Иногда поиску мешает чисто человеческий фактор, в самом широком смысле — начиная с недоступности архивов ФСБ, до личной неприязни к авторам или жадности тех, кто уже считает рукописную книжку по возможности ценным товаром, а не произведением искусства. Но, тем не менее, именно в человеческом факторе заключается та энергия, благодаря которой может возобновиться общественно-культурный интерес к забытым текстам, может возникнуть положительная динамика, ведущая к созданию международных научных проектов (и подумайте, как широко поле деятельности, хотя бы только в рамках текстологии!), и, самое главное, к вовлечению младшего поколения, владеющего навыками, необходимыми для продвижения рукописей в электронную среду, единственную, где им сулится вечная жизнь, забота и участие заинтересованного сообщества, которое сможет сосредоточить силы и взаимодействовать на специализированных сайтах.

комментария 2 на “Спасти слово — сохранить душу (о неизданных рукописях)”

  1. on 01 Июл 2012 at 12:45 дп Олег Юрьев

    Владимир АНдреевич Губин действительно написал немного. Он всю жизнь мучительно переписывал, шлифовал, отменял, заменял. Есть еще повесть «Бездождье до сентября», она опубликована в «Звезде» и циклы рассказов. И чудесные письма. В общем, на книжку бы хватило.
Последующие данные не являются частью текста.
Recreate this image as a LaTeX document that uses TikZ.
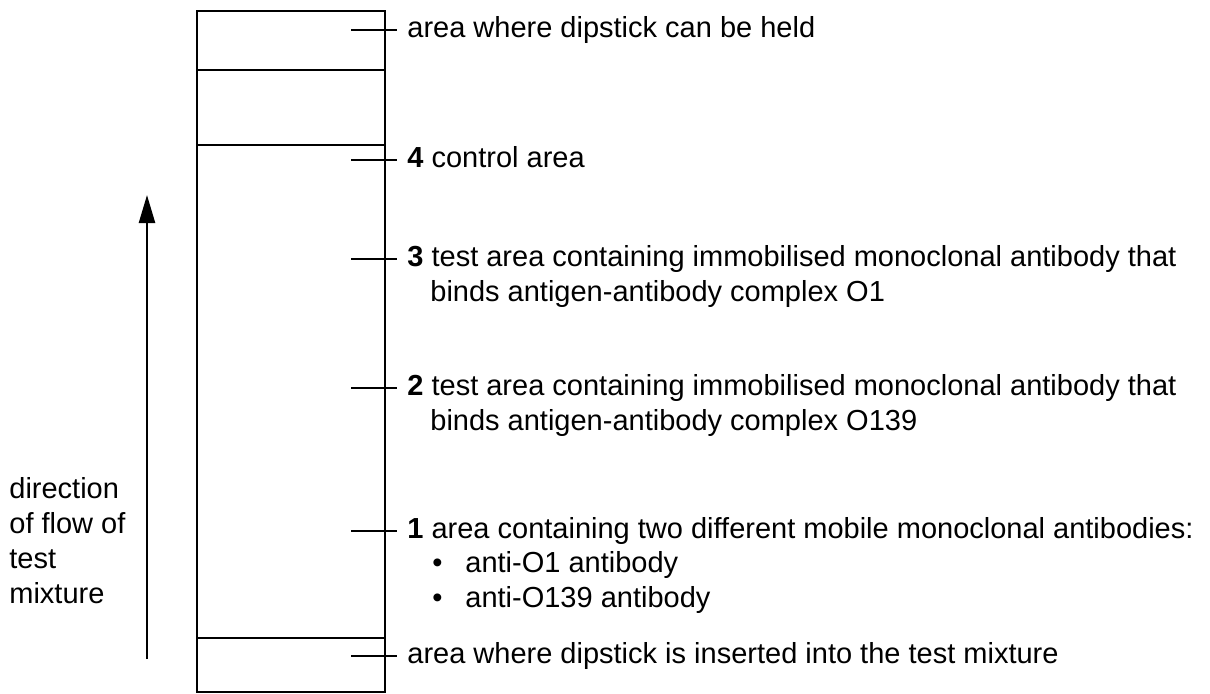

    Никакого скверного характера Губин, кстати, не имел — он был нежнейший, кротчайший, доброжелательнейший человек на свете.

    Что касается его архива, то у него есть сын, живущий в Петербурге. Найти его при необходимости было бы нетрудно.

    В целом я с Вашим пафосом согласен (в частности — не со всеми оценками). Особенно правильно подмечено (само)уничтожение «неофициальной культуры» в результате встречи и попытки объединения с официальной советской, а позже с российской коммерческой культурой. Но это отдельная тема, требующая разработки.

  2. on 10 Июл 2012 at 3:56 пп Марио Карамитти

    Да, упоминание о дурном характере это абсолютно необоснованное обобщеине. Очень мне хотелось найти еще одно связующее звено между ним, Кондратовым и Кудряковым, подчеркивающее общность судьбы трех великих, одинаково недооцененных, питерских творцов слова. И, обобщая в том контексте, я еще имел ввиду какую-то общую несовместимость, хоть только эстетическую, со всеми «чистыми и праведными» — а это, в моем восприятии, конечно, несомненный комплимент.